Os especialistas classificam esse tipo de programa como “passo positivo”, mas isso não impede de elencar falhas.

“Aquele programa funcionava para montadoras e para transportadora pequena, média e grande, que pegava o crédito para tirar o caminhão encostado e pegar um novo. Mas para o autônomo não funcionava, porque dava um benefício de X, enquanto o caminhão novo custava 10X”, disse Donegá e Silva.

Os especialistas concordam ainda que qualquer programa de fomento deve focar não apenas na compra de veículos e maquinários zero-quilômetro, mas também em faixas e datas-limites, para que veículos em piores condições sejam trocados por outros em melhor estado, “reduzindo a disparidade entre o veículo novo e aquele que precisa ser sucateado”, completou o executivo.

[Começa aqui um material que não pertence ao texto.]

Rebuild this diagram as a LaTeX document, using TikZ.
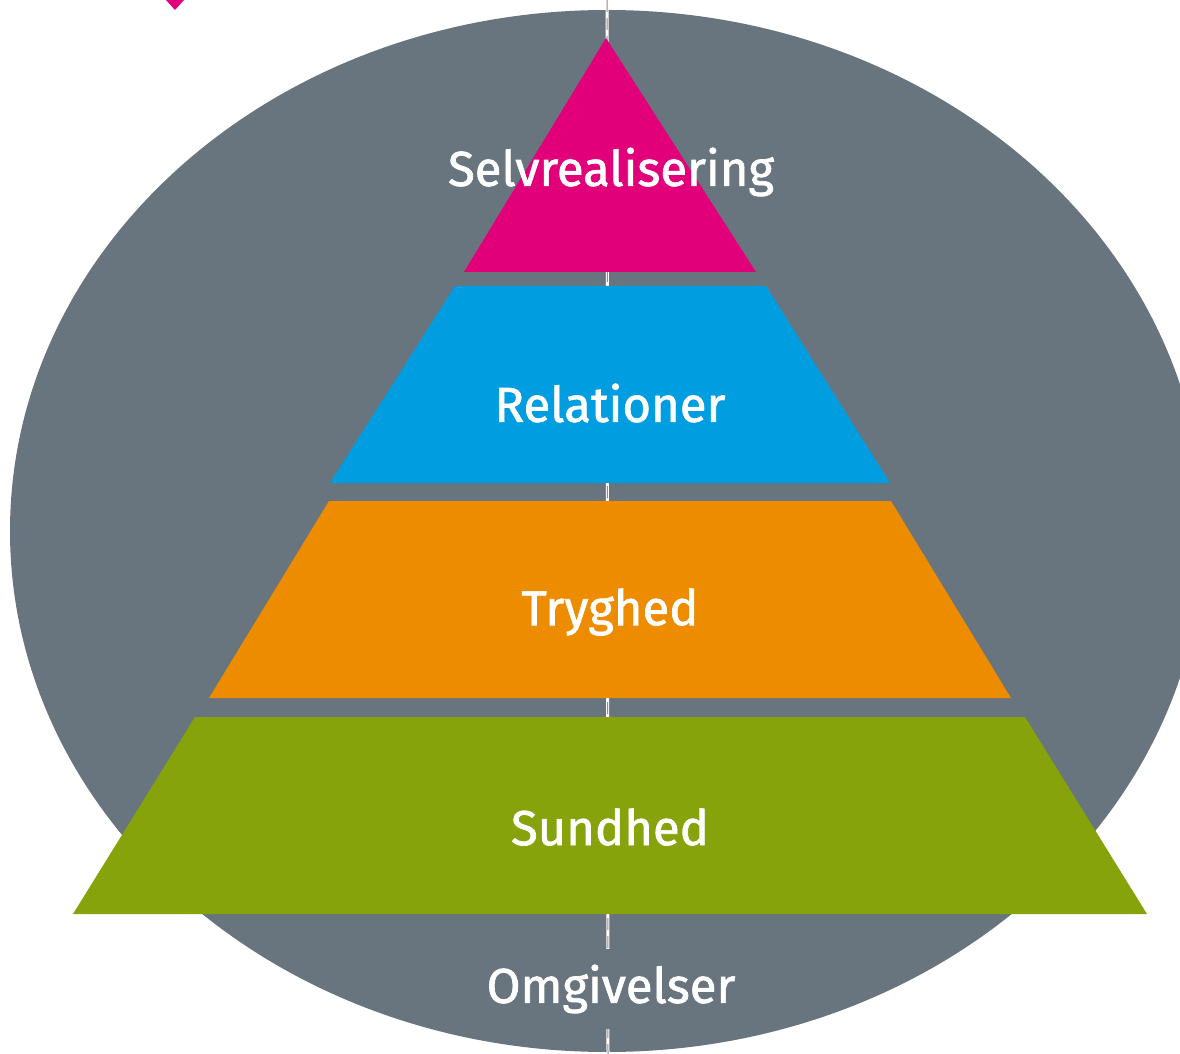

Vinha, da Boschi Inteligência de Mercado, aponta que, além da renovação gradual, contemplar formas diferentes de utilização, como locação e leasing, seriam fundamentais. Até porque 55% dos operadores ouvidos no levantamento têm planos de compra de novos equipamentos nos próximos anos. Esse volume varia de 11% a até quase 40%, dependendo do tipo de máquina.

Também no pós-venda de serviços e de peças haveria espaço para utilização de incentivos, seja por troca de créditos por insumos e peças, bem como por serviços de inspeções e certificações para modelos que entram em recirculação – algo não contemplado pela MP de 2023, que expirou sem se tornar lei.

“Com mais acesso a veículos, implementos e máquinas mais novos, gradualmente, efeitos positivos seriam replicados ao longo da cadeia”, afirmou Ianegitz, da Dekra.

E aí, a ideia de circulo virtuoso – ou de economia circular – poderia dar frutos no Brasil.